Has anyone got experience with running a cluster across Data Centers? I'm interested in latency and bandwidth required between data centers. I've seen some information that 10Gbps / 10ms is required for a reliable cluster.

I do understand that it depends on how much data is indexed, but is there any minimum that anyone would recommend?

You are better off using CCR and CCS than running a cluster across a WAN link.

CCR has some limitation around replication of some of the kibana indexes I believe, or is this an incorrect statement?

I’m looking to make this highly available across data centers without having to create additional functionality to failover kibana and all the production data that is not being replicated with CCR. I want a failure to be zero touch.

The other issue is that with a hot standby, I’m just wasting compute sitting there when I could be using it.

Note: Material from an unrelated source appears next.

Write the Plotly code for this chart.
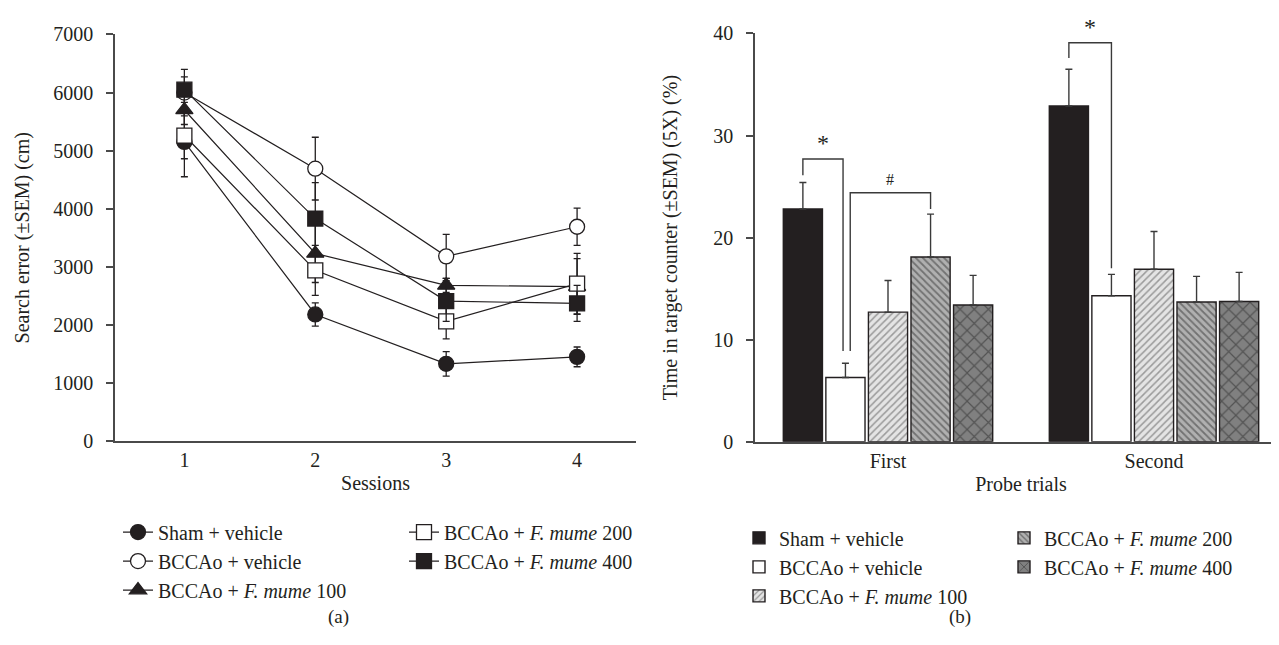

I’ve been doing some testing with by pushing about 50k eps on primary shards with around 30ms latency between sites (i purposely picked 30ms to see how sensitive to latency it was). It appeared on the surface to eat that up fairly well. No cluster issues at all. Of course I understand that there is going to be a reduced performance, but how bad is it?

If I said that this cluster is not ingesting anything but local system indices and is just focusing on CCS, is spanning this across two DC’s that bad of an idea?

Spanning across a WAN is a bad idea.
What happens if you lose the link, which set of nodes would take leadership in the cluster? And what would happen to data being ingested on the "other" side of the cluster while one side kept going?

I am not aware of that?

Setup CCS, and have a Kibana talking directly to each cluster. Then you can put something on top of the Kibana's that handles detecting if one cluster is down and then point to the other one?

That's a nice goal, but I am not sure if it's possible without a fair bit of investment.

What happens if you lose the link, which set of nodes would take leadership in the cluster? And what would happen to data being ingested on the "other" side of the cluster while one side kept going?

A third site with additional master only nodes to act as a tie breaker. The cluster should continue to run at the other site. No different to if you had a number of nodes go down in a single site cluster.

We want to use this as a central point for a SIEM where we CCS clusters to directly search remote clusters. We're running hundreds of queries a minute through CCS. So all the SIEM rules & exceptions need to be in sync between Kibana's. Having a separate cluster as a backup would require that all the rules, exceptions etc stay in sync so that in the case of a failure, the other site is ready to run those rules. I am not entirely sure that CCR is actually replicating all SIEM rules & exceptions ( i need to test this) and I would need to activate those rules to run if the primary site fails. There is likely going to be a time frame where rules are not running until the backup site is running rules.

A stretched cluster that is really only doing CCS would make this a zero touch failure scenario. I can understand that if you are ingesting a heavy load that maybe there could be some significant drawbacks in a stretched cluster, however if the ingest load is very light and ingest performance is not really a concern then those drawbacks are possibly not a problem.

Standalone clusters would need a fair bit of custom work to have a no touch failover.